Skip all pictures. Write out the data below from its first line through the line that contains "1.81, 1.51, 1.17]".

> Supplied information:
◆ ◆ ◆ ◆
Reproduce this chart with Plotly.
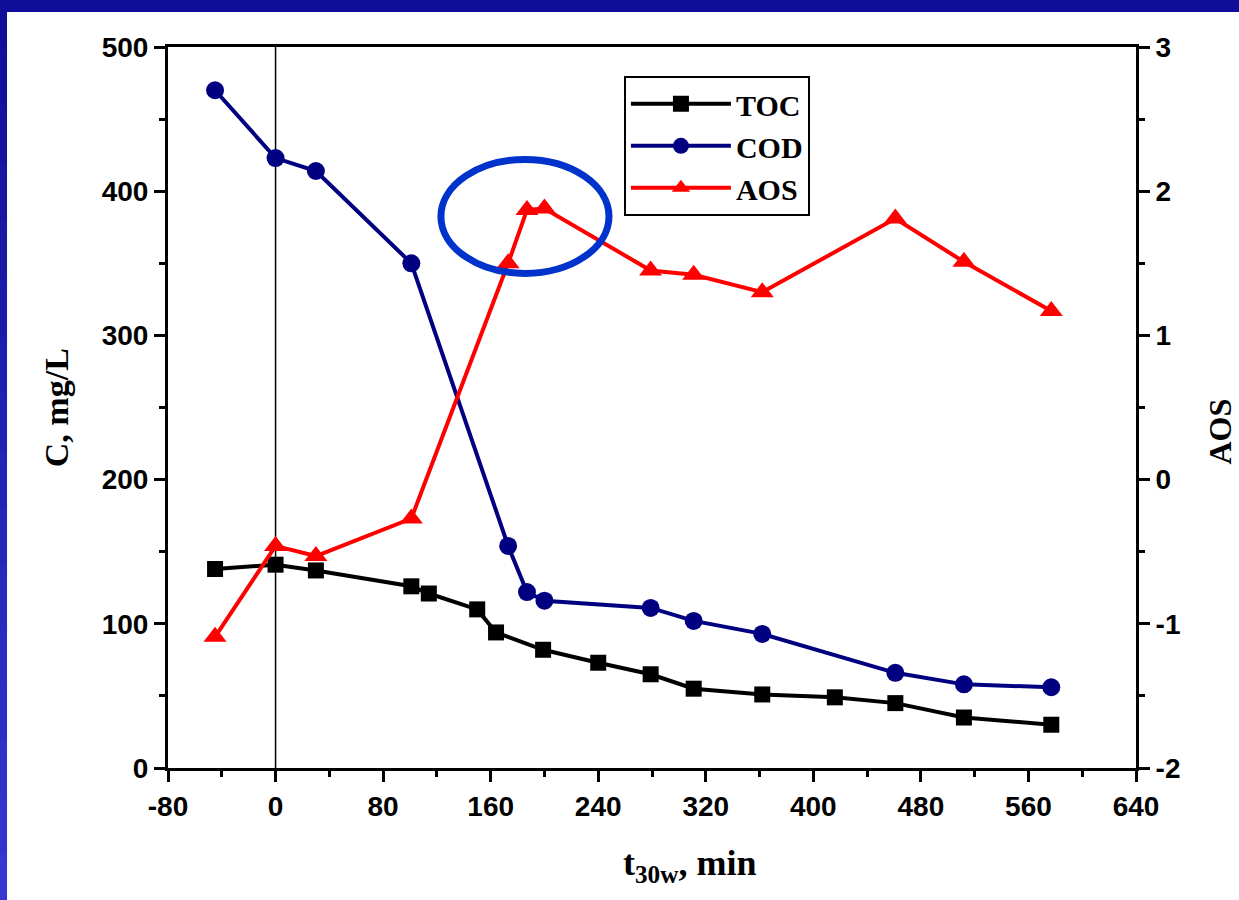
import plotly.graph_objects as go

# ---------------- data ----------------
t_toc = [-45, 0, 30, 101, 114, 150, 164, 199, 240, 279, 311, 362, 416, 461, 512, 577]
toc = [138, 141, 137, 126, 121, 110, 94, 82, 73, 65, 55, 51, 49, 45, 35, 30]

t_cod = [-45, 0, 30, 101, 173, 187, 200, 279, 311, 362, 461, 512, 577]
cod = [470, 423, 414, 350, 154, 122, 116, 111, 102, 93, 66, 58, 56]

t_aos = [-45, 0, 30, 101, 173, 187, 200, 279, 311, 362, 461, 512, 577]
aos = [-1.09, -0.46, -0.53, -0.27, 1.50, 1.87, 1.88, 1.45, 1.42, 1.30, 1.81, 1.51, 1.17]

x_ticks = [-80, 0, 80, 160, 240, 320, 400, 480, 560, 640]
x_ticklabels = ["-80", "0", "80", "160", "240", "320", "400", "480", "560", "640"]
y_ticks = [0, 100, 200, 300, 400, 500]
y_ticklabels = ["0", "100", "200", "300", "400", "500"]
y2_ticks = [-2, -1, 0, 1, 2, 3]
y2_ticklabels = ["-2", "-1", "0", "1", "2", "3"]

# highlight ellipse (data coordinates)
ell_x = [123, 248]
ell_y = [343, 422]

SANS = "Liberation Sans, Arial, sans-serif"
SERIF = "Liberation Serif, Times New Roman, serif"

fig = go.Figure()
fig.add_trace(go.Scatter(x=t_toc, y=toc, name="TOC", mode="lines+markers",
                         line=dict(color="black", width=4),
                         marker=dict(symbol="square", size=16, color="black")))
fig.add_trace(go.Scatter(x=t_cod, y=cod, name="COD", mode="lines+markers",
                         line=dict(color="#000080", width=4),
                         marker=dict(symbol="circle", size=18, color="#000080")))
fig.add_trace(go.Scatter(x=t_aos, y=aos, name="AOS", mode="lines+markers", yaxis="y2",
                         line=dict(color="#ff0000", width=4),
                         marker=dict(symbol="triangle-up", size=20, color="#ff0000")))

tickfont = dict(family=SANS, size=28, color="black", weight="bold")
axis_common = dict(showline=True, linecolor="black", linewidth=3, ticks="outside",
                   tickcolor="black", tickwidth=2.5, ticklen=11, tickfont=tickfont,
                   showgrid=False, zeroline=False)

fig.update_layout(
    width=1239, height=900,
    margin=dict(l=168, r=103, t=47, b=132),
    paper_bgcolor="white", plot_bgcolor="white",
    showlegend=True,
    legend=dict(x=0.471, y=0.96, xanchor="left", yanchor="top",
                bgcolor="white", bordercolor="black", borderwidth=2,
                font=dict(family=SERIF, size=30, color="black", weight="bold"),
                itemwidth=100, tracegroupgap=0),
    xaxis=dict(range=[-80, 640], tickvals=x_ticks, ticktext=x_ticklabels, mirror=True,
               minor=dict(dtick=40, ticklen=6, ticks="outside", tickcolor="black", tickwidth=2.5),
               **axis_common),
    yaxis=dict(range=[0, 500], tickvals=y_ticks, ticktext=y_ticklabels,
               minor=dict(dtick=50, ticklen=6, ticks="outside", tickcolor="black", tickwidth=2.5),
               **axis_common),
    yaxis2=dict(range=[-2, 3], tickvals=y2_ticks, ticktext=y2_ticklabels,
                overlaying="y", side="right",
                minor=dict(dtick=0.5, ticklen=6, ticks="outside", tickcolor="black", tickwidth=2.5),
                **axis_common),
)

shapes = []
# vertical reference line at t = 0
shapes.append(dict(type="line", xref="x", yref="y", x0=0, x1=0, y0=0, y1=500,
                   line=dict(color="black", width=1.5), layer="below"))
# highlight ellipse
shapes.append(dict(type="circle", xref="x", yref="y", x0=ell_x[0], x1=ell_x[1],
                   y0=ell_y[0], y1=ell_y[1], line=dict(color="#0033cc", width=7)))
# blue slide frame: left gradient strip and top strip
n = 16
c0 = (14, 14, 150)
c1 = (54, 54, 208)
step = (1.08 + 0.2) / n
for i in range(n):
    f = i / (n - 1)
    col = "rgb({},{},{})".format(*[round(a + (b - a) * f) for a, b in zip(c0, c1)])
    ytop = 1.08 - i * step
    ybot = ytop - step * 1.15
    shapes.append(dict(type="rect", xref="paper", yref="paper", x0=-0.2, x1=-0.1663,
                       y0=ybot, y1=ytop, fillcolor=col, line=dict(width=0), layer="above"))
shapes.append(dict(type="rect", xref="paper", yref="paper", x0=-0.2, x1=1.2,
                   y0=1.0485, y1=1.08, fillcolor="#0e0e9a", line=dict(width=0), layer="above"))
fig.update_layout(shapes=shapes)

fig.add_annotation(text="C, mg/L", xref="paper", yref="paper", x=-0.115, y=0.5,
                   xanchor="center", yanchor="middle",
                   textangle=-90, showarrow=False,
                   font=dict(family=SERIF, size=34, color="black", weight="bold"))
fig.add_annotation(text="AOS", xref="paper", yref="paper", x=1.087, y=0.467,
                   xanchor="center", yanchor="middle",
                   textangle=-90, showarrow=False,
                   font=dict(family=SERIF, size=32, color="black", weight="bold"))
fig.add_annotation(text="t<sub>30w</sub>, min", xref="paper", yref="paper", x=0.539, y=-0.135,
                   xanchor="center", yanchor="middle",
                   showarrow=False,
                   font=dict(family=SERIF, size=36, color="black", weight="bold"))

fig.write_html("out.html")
◆ ◆ ◆ ◆
> Solution for this problem:
Reproduce this chart with Plotly.
import plotly.graph_objects as go

# ---------------- data ----------------
t_toc = [-45, 0, 30, 101, 114, 150, 164, 199, 240, 279, 311, 362, 416, 461, 512, 577]
toc = [138, 141, 137, 126, 121, 110, 94, 82, 73, 65, 55, 51, 49, 45, 35, 30]

t_cod = [-45, 0, 30, 101, 173, 187, 200, 279, 311, 362, 461, 512, 577]
cod = [470, 423, 414, 350, 154, 122, 116, 111, 102, 93, 66, 58, 56]

t_aos = [-45, 0, 30, 101, 173, 187, 200, 279, 311, 362, 461, 512, 577]
aos = [-1.09, -0.46, -0.53, -0.27, 1.50, 1.87, 1.88, 1.45, 1.42, 1.30, 1.81, 1.51, 1.17]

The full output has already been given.